>> start Source excerpt

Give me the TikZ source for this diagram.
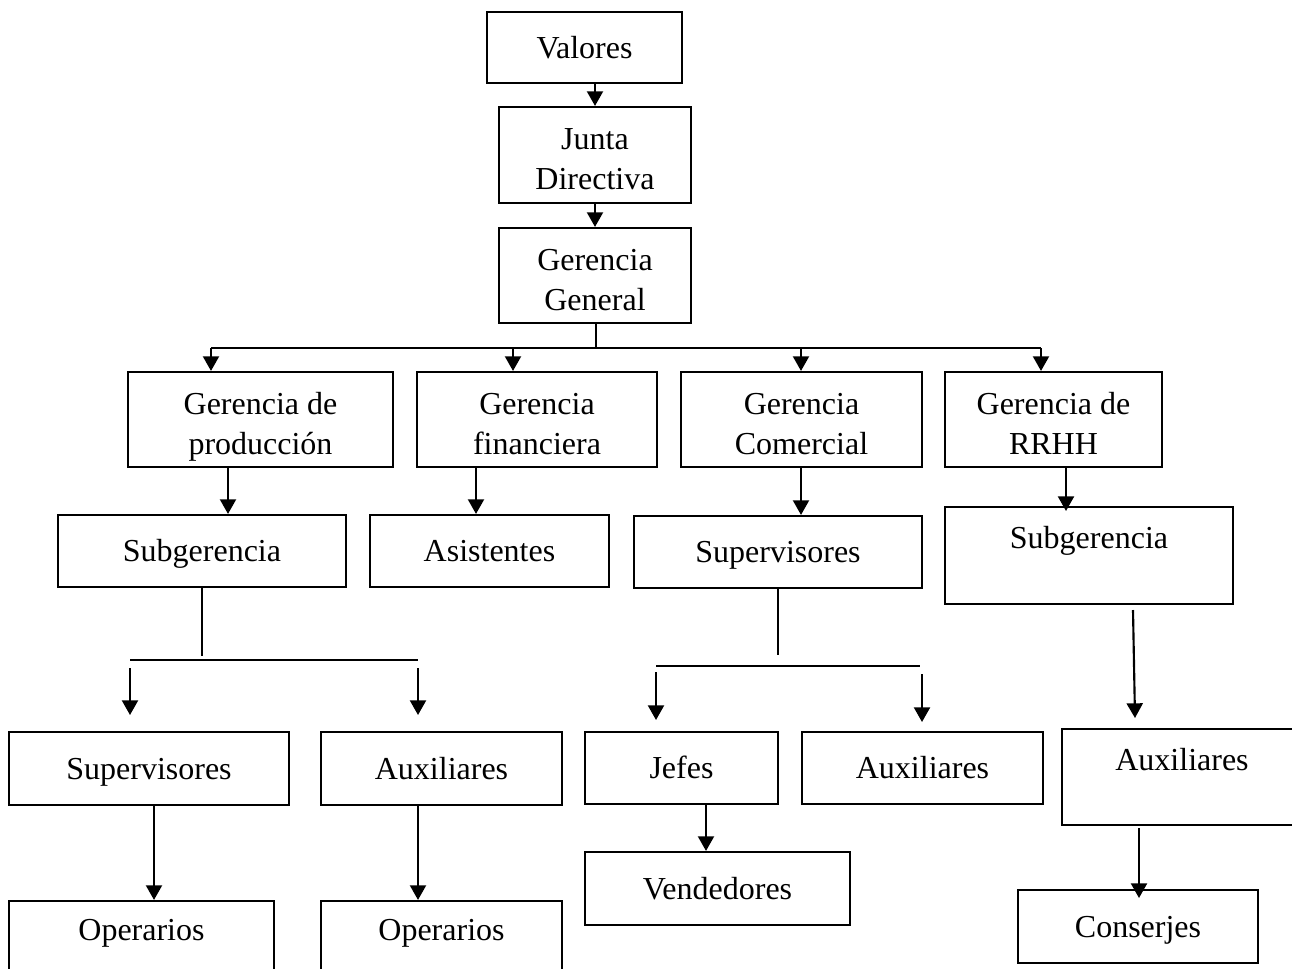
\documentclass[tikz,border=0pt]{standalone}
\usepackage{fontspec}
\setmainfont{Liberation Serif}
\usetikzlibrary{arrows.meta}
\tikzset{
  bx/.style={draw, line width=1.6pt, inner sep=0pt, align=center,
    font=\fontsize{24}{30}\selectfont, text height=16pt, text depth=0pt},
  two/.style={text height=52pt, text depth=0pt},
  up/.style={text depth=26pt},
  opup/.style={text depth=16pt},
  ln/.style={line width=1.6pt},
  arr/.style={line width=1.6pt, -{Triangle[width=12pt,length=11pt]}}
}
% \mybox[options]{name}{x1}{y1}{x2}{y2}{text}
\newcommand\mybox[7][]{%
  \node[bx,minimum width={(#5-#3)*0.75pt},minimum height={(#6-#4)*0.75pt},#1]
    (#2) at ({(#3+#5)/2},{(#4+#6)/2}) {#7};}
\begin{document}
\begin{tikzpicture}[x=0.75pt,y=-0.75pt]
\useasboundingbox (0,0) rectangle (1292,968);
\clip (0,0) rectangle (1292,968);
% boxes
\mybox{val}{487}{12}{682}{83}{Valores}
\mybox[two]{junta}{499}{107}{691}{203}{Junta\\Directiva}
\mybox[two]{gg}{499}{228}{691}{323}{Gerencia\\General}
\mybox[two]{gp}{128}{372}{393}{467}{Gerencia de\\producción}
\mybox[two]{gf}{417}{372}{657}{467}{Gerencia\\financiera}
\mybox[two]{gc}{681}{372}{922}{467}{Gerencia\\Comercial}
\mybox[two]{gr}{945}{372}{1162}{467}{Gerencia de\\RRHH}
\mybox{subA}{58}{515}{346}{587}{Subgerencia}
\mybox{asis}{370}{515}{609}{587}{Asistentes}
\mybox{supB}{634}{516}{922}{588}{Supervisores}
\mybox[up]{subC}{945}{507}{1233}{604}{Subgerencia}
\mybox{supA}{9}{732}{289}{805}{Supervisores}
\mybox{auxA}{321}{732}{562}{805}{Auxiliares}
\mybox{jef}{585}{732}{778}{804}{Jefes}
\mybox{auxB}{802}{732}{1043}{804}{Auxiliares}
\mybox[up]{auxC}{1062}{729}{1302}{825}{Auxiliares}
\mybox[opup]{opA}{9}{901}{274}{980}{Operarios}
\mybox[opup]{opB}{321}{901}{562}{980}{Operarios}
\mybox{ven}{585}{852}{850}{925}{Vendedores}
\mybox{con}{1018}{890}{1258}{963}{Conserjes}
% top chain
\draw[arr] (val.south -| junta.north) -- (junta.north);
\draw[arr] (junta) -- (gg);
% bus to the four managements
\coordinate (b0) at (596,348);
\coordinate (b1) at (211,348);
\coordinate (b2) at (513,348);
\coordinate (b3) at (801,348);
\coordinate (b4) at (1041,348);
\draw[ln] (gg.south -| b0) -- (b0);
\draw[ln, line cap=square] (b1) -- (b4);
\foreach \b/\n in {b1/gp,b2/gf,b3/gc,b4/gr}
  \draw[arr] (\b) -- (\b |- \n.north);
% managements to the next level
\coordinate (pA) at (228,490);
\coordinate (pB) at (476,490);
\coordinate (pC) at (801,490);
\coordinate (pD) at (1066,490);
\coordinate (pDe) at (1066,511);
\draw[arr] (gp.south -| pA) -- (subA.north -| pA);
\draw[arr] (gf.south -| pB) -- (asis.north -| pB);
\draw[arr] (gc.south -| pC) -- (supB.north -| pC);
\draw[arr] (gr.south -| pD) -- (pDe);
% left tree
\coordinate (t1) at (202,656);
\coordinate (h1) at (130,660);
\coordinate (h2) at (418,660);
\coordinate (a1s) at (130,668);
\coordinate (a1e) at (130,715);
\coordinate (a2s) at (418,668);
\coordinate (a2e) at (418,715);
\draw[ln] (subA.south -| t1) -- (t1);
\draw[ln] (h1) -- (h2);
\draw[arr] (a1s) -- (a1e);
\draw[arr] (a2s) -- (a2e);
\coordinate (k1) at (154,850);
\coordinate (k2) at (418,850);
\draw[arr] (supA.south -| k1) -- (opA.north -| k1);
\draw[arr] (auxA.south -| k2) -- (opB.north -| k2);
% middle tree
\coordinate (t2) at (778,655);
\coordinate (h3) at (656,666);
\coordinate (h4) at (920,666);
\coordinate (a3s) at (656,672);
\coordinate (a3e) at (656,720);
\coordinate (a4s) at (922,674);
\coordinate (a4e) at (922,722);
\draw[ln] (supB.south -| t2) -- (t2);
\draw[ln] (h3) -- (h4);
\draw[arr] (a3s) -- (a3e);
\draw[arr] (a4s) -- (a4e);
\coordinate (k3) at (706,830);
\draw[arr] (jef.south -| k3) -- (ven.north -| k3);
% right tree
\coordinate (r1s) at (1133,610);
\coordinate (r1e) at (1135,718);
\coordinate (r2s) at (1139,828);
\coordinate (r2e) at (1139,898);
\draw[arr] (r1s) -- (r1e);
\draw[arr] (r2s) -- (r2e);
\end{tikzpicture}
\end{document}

>> end Source excerpt

Exercise details: Write out the whole listing again, exactly, with no pictures.

Complete answer:
Give me the TikZ source for this diagram.
\documentclass[tikz,border=0pt]{standalone}
\usepackage{fontspec}
\setmainfont{Liberation Serif}
\usetikzlibrary{arrows.meta}
\tikzset{
  bx/.style={draw, line width=1.6pt, inner sep=0pt, align=center,
    font=\fontsize{24}{30}\selectfont, text height=16pt, text depth=0pt},
  two/.style={text height=52pt, text depth=0pt},
  up/.style={text depth=26pt},
  opup/.style={text depth=16pt},
  ln/.style={line width=1.6pt},
  arr/.style={line width=1.6pt, -{Triangle[width=12pt,length=11pt]}}
}
% \mybox[options]{name}{x1}{y1}{x2}{y2}{text}
\newcommand\mybox[7][]{%
  \node[bx,minimum width={(#5-#3)*0.75pt},minimum height={(#6-#4)*0.75pt},#1]
    (#2) at ({(#3+#5)/2},{(#4+#6)/2}) {#7};}
\begin{document}
\begin{tikzpicture}[x=0.75pt,y=-0.75pt]
\useasboundingbox (0,0) rectangle (1292,968);
\clip (0,0) rectangle (1292,968);
% boxes
\mybox{val}{487}{12}{682}{83}{Valores}
\mybox[two]{junta}{499}{107}{691}{203}{Junta\\Directiva}
\mybox[two]{gg}{499}{228}{691}{323}{Gerencia\\General}
\mybox[two]{gp}{128}{372}{393}{467}{Gerencia de\\producción}
\mybox[two]{gf}{417}{372}{657}{467}{Gerencia\\financiera}
\mybox[two]{gc}{681}{372}{922}{467}{Gerencia\\Comercial}
\mybox[two]{gr}{945}{372}{1162}{467}{Gerencia de\\RRHH}
\mybox{subA}{58}{515}{346}{587}{Subgerencia}
\mybox{asis}{370}{515}{609}{587}{Asistentes}
\mybox{supB}{634}{516}{922}{588}{Supervisores}
\mybox[up]{subC}{945}{507}{1233}{604}{Subgerencia}
\mybox{supA}{9}{732}{289}{805}{Supervisores}
\mybox{auxA}{321}{732}{562}{805}{Auxiliares}
\mybox{jef}{585}{732}{778}{804}{Jefes}
\mybox{auxB}{802}{732}{1043}{804}{Auxiliares}
\mybox[up]{auxC}{1062}{729}{1302}{825}{Auxiliares}
\mybox[opup]{opA}{9}{901}{274}{980}{Operarios}
\mybox[opup]{opB}{321}{901}{562}{980}{Operarios}
\mybox{ven}{585}{852}{850}{925}{Vendedores}
\mybox{con}{1018}{890}{1258}{963}{Conserjes}
% top chain
\draw[arr] (val.south -| junta.north) -- (junta.north);
\draw[arr] (junta) -- (gg);
% bus to the four managements
\coordinate (b0) at (596,348);
\coordinate (b1) at (211,348);
\coordinate (b2) at (513,348);
\coordinate (b3) at (801,348);
\coordinate (b4) at (1041,348);
\draw[ln] (gg.south -| b0) -- (b0);
\draw[ln, line cap=square] (b1) -- (b4);
\foreach \b/\n in {b1/gp,b2/gf,b3/gc,b4/gr}
  \draw[arr] (\b) -- (\b |- \n.north);
% managements to the next level
\coordinate (pA) at (228,490);
\coordinate (pB) at (476,490);
\coordinate (pC) at (801,490);
\coordinate (pD) at (1066,490);
\coordinate (pDe) at (1066,511);
\draw[arr] (gp.south -| pA) -- (subA.north -| pA);
\draw[arr] (gf.south -| pB) -- (asis.north -| pB);
\draw[arr] (gc.south -| pC) -- (supB.north -| pC);
\draw[arr] (gr.south -| pD) -- (pDe);
% left tree
\coordinate (t1) at (202,656);
\coordinate (h1) at (130,660);
\coordinate (h2) at (418,660);
\coordinate (a1s) at (130,668);
\coordinate (a1e) at (130,715);
\coordinate (a2s) at (418,668);
\coordinate (a2e) at (418,715);
\draw[ln] (subA.south -| t1) -- (t1);
\draw[ln] (h1) -- (h2);
\draw[arr] (a1s) -- (a1e);
\draw[arr] (a2s) -- (a2e);
\coordinate (k1) at (154,850);
\coordinate (k2) at (418,850);
\draw[arr] (supA.south -| k1) -- (opA.north -| k1);
\draw[arr] (auxA.south -| k2) -- (opB.north -| k2);
% middle tree
\coordinate (t2) at (778,655);
\coordinate (h3) at (656,666);
\coordinate (h4) at (920,666);
\coordinate (a3s) at (656,672);
\coordinate (a3e) at (656,720);
\coordinate (a4s) at (922,674);
\coordinate (a4e) at (922,722);
\draw[ln] (supB.south -| t2) -- (t2);
\draw[ln] (h3) -- (h4);
\draw[arr] (a3s) -- (a3e);
\draw[arr] (a4s) -- (a4e);
\coordinate (k3) at (706,830);
\draw[arr] (jef.south -| k3) -- (ven.north -| k3);
% right tree
\coordinate (r1s) at (1133,610);
\coordinate (r1e) at (1135,718);
\coordinate (r2s) at (1139,828);
\coordinate (r2e) at (1139,898);
\draw[arr] (r1s) -- (r1e);
\draw[arr] (r2s) -- (r2e);
\end{tikzpicture}
\end{document}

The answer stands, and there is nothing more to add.